At the City Council meeting on January 17, 2012, the City Clerk and City Administrator read six letters into the minutes of that Council meeting.  The letters were all in opposition to the public vote on the McEuen Field project.

But please see my December 12, 2011,  OpenCdA post titled Measuring Public Officials’ Performance.  In it I included a link to a letter from Kootenai County Clerk Cliff Hayes to Coeur d’Alene Mayor Sandi Bloem. Hayes’ letter totally refuted Councilman Mike Kennedy’s deceptive rant uttered at the December 6, 2012, City Council meeting.  In the last paragraph of his letter, Hayes said:

If you would consider reading this letter into the record at your next Council meeting, I’d appreciate it.
You and the Council conveyed so much confusion about this canvass situation; it would be nice to set the
record straight for the public.  I will understand if you choose not to do this, however.

Needless to say, Hayes’ request was not honored, and his letter was not read into the minutes of the Council meeting.

So again I ask, what is the City’s written policy regarding the reading of letters into the minutes of a Coeur d’Alene City Council meeting?

 

4 Comments

  1. Send the letter to council and ask them to read it into the record. I am sure you will get an answer.

    Comment by Joe Six-Pack — January 22, 2012 @ 7:55 pm

  2. The city has a policy manual beyond various state codes? What is a Policy Manual anyway? Who gets to say what policies are to be policy? The Mayor, City Administrator, City Attorney.

    I think a councilman can direct, note I said ‘direct’ that a document be placed in the minutes for the instance at hand.

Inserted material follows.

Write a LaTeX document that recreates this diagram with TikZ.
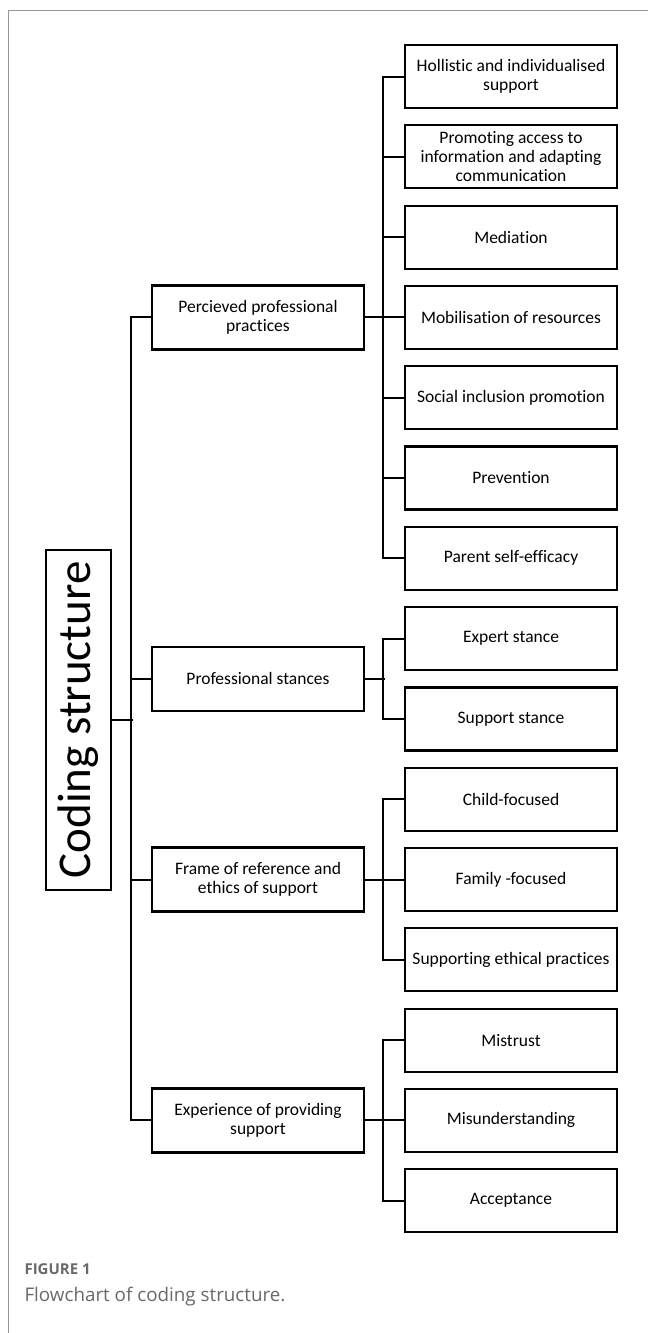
\documentclass[tikz,border=0pt]{standalone}
\usepackage{fontspec}
\setmainfont{Carlito}[Ligatures={NoCommon,NoContextual}]
\newfontfamily\capfont{Open Sans}
\usetikzlibrary{positioning}
\definecolor{capgray}{RGB}{105,105,105}
\definecolor{framegray}{RGB}{150,150,150}

\tikzset{
	leaf/.style={draw,line width=2.2pt,minimum width=212pt,minimum height=63pt,inner sep=0pt,align=center,font=\fontsize{17.5}{19}\selectfont},
	cat/.style={leaf,minimum height=64pt},
	link/.style={line width=2pt},
}

\begin{document}
\begin{tikzpicture}[x=1pt,y=-1pt]
		\useasboundingbox (0,0) rectangle (648,1333);
		\draw[framegray,line width=1pt] (8,1333) -- (8,10) -- (648,10);
		
		\node[draw,line width=2.2pt,rotate=90,minimum width=340pt,minimum height=65pt,inner sep=0pt,font=\fontsize{47}{52}\selectfont] (root) at (78.5,720) {Coding structure};
		
		\node[cat] (prac) at (258,317.4) {Percieved professional\\practices};
		\node[cat] (stance) at (258,678.75) {Professional stances};
		\node[cat] (frame) at (258,879.5) {Frame of reference and\\ethics of support};
		\node[cat] (exper) at (258,1120.4) {Experience of providing\\support};
		
		\node[leaf] (holl) at (511,76.5) {Hollistic and individualised\\support};
		\node[leaf] (access) at (511,156.8) {Promoting access to\\information and adapting\\communication};
		\node[leaf] (media) at (511,237.1) {Mediation};
		\node[leaf] (mobil) at (511,317.4) {Mobilisation of resources};
		\node[leaf] (social) at (511,397.7) {Social inclusion promotion};
		\node[leaf] (prev) at (511,478.0) {Prevention};
		\node[leaf] (parent) at (511,558.3) {Parent self-efficacy};
		\node[leaf] (expert) at (511,638.6) {Expert stance};
		\node[leaf] (supp) at (511,718.9) {Support stance};
		\node[leaf] (child) at (511,799.2) {Child-focused};
		\node[leaf] (family) at (511,879.5) {Family -focused};
		\node[leaf] (ethic) at (511,959.8) {Supporting ethical practices};
		\node[leaf] (mistr) at (511,1040.1) {Mistrust};
		\node[leaf] (misund) at (511,1120.4) {Misunderstanding};
		\node[leaf] (accept) at (511,1200.7) {Acceptance};
		
		\draw[link] (root.south) -- ++(21,0);
		\draw[link] (prac.west) -- ++(-20,0) |- (exper.west);
		\draw[link] (stance.west) -- ++(-20,0);
		\draw[link] (frame.west) -- ++(-20,0);
		
		\draw[link] (prac.east) -- (mobil.west);
		\draw[link] (holl.west) -- ++(-21,0) |- (parent.west);
		\draw[link] (access.west) -- ++(-21,0);
		\draw[link] (media.west) -- ++(-21,0);
		\draw[link] (social.west) -- ++(-21,0);
		\draw[link] (prev.west) -- ++(-21,0);
		
		\draw[link] (stance.east) -- ++(20,0);
		\draw[link] (expert.west) -- ++(-21,0) |- (supp.west);
		
		\draw[link] (frame.east) -- (family.west);
		\draw[link] (child.west) -- ++(-21,0) |- (ethic.west);
		
		\draw[link] (exper.east) -- (misund.west);
		\draw[link] (mistr.west) -- ++(-21,0) |- (accept.west);
		
		\node[anchor=west,text=capgray,font=\capfont\fontsize{15}{17}\selectfont\bfseries] (fignum) at (21,1269) {FIGURE 1};
		\node[anchor=west,text=capgray,font=\capfont\fontsize{18.8}{21}\selectfont] (figcap) at (21,1297) {Flowchart of coding structure.};
		
		\end{tikzpicture}
\end{document}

    Comment by Gary Ingram — January 23, 2012 @ 12:37 pm

  3. Joe Six-Pack,

    The same answer Cliff Hayes got, no doubt.

    Comment by Bill — January 23, 2012 @ 2:03 pm

  4. Gary Ingram,

    I think it is a bad practice, one that the City should never have allowed at the January 17 meeting. But if it is a practice the City is going to allow, then it should be a policy of the Council with an associated procedure to be followed to have a letter read into the minutes. However, once the policy is in place and the submission procedure followed, the City must then read the letter verbatim into the minutes.

    If the number of in-person speakers favoring the public vote had been ten more than the number opposing it, would the number of “unsolicited” letters against the vote have miraculously been twelve or fourteen?